Your instructions = Where a line in the listing below contains the word "React", copy that line.

Supplied material =
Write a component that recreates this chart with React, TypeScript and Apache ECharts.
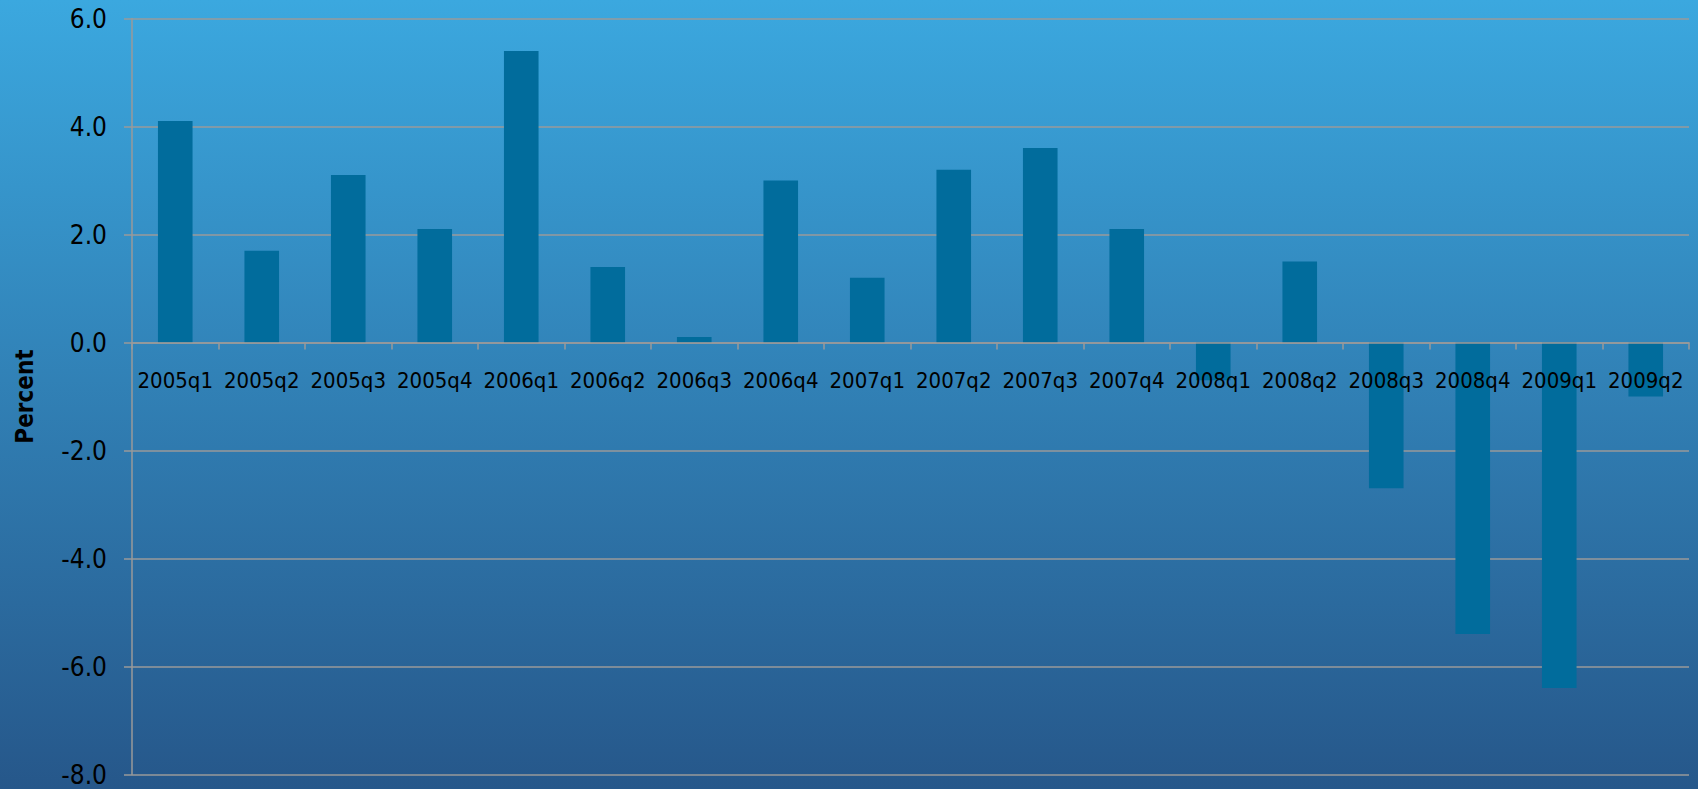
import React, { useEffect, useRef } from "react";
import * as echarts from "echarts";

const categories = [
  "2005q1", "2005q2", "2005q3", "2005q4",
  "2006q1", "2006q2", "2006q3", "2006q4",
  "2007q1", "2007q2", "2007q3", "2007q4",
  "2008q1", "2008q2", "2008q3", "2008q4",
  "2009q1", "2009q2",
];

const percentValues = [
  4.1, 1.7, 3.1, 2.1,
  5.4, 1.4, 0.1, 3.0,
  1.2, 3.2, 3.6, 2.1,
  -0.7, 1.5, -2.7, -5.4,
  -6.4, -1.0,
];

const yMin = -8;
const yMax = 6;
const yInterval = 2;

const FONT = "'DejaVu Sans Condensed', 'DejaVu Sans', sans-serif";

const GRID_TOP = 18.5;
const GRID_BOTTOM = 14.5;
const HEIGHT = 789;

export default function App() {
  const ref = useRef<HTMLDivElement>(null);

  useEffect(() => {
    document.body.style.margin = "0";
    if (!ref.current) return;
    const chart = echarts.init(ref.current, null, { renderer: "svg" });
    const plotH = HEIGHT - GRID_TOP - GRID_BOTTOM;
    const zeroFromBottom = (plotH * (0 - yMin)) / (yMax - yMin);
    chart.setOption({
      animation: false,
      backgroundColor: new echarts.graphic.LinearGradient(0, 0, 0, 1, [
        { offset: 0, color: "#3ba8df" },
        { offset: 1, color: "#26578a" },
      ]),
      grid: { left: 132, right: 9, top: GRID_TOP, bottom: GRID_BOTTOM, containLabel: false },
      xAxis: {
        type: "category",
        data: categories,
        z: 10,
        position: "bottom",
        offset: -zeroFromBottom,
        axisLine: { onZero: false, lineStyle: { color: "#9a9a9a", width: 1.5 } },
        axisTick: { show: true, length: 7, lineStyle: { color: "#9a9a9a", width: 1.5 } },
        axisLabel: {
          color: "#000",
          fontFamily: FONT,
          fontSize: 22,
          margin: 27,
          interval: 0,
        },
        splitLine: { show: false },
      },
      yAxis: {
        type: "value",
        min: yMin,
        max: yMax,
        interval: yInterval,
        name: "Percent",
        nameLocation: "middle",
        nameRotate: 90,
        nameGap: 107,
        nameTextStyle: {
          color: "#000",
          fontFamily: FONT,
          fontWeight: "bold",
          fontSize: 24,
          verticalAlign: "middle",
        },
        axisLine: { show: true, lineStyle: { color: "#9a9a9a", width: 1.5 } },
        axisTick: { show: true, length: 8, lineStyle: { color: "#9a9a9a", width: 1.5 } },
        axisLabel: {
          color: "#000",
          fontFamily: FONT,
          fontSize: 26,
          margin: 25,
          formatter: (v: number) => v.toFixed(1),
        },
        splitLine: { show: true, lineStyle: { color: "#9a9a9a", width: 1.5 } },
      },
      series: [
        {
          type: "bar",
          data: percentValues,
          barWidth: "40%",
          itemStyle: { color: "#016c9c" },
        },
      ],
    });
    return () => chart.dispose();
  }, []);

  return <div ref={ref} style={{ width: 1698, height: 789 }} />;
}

Answer below =
Write a component that recreates this chart with React, TypeScript and Apache ECharts.
import React, { useEffect, useRef } from "react";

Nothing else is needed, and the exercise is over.